A suspected ritualistic killing of a Christian girl whose body was found near a mosque in Lofa County on February 26 led to rioting in and around Voinjama, the county seat, between predominantly Christian Lormas and predominantly Muslim Mandingos, resulting in four deaths and numerous injuries. Religious sites targeted and damaged included two mosques, three churches, and a Catholic school.

Friction between the Lormas and Mandingos in Lofa County continued in the aftermath of the February 26 violence. On September 17, the government publicly disclosed the so-called "Dubai Letter" which, translated from the original Arabic into English, supposedly cast Lofa Christians as "pagans" and investigators of the February violence as anti-Islam and anti-Muslim. The letter, allegedly written by a Liberian Muslim leader, was addressed to an individual in Dubai to solicit funds to support Muslim victims of the earlier violence. The government's release of the letter was intended to signal the continuing tensions between Lofa Christians and Muslims and serve as a reminder to both groups to work constructively toward peace. However the letter, coupled with the September 18 arrest of a Mandingo youth and purported ring leader of the February violence, further fueled tensions. A week later there were false rumors of Mandingo youths rampaging in Voinjama that resulted in the closure of schools and businesses.

There were reports of ritualistic killings (the act of killing for body parts for use in traditional rituals) from all parts of the country. The government treated ritualistic killings as homicides and investigated and prosecuted them accordingly; however, lack of community cooperation and credible witnesses generally hampered investigations.

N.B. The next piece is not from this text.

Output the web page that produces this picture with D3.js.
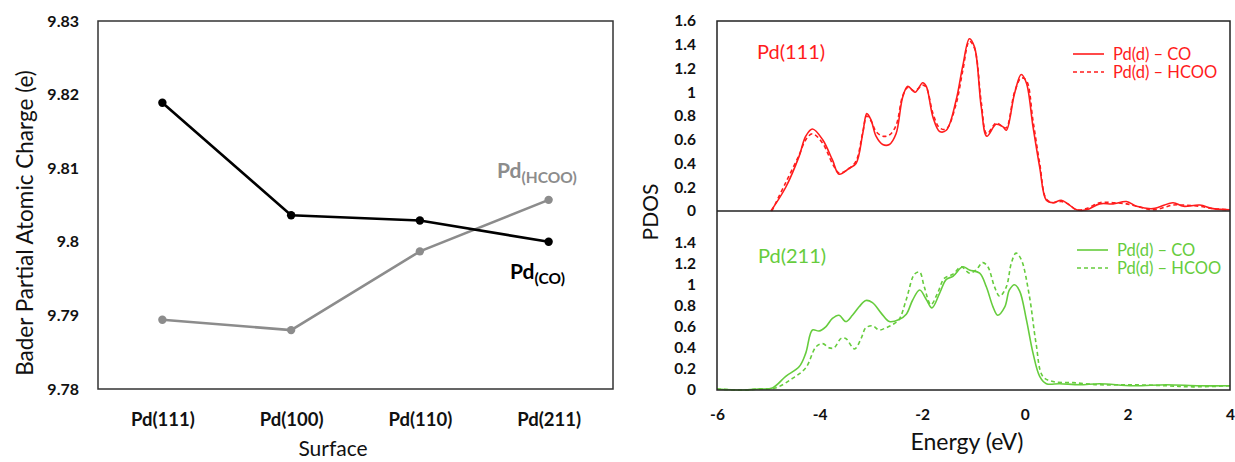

The Inter-Religious Council of Liberia (IRCL) promoted dialogue among various religious communities. The IRCL has an office in Lofa County that continued to work specifically on interreligious and interethnic issues. The vice president, in collaboration with government and nongovernmental organizations, organized a dispute resolution workshop for traditional leaders in Lofa County.

Section IV. U.S. Government Policy

The U.S. government discusses religious freedom with the government as part of its overall policy to promote human rights.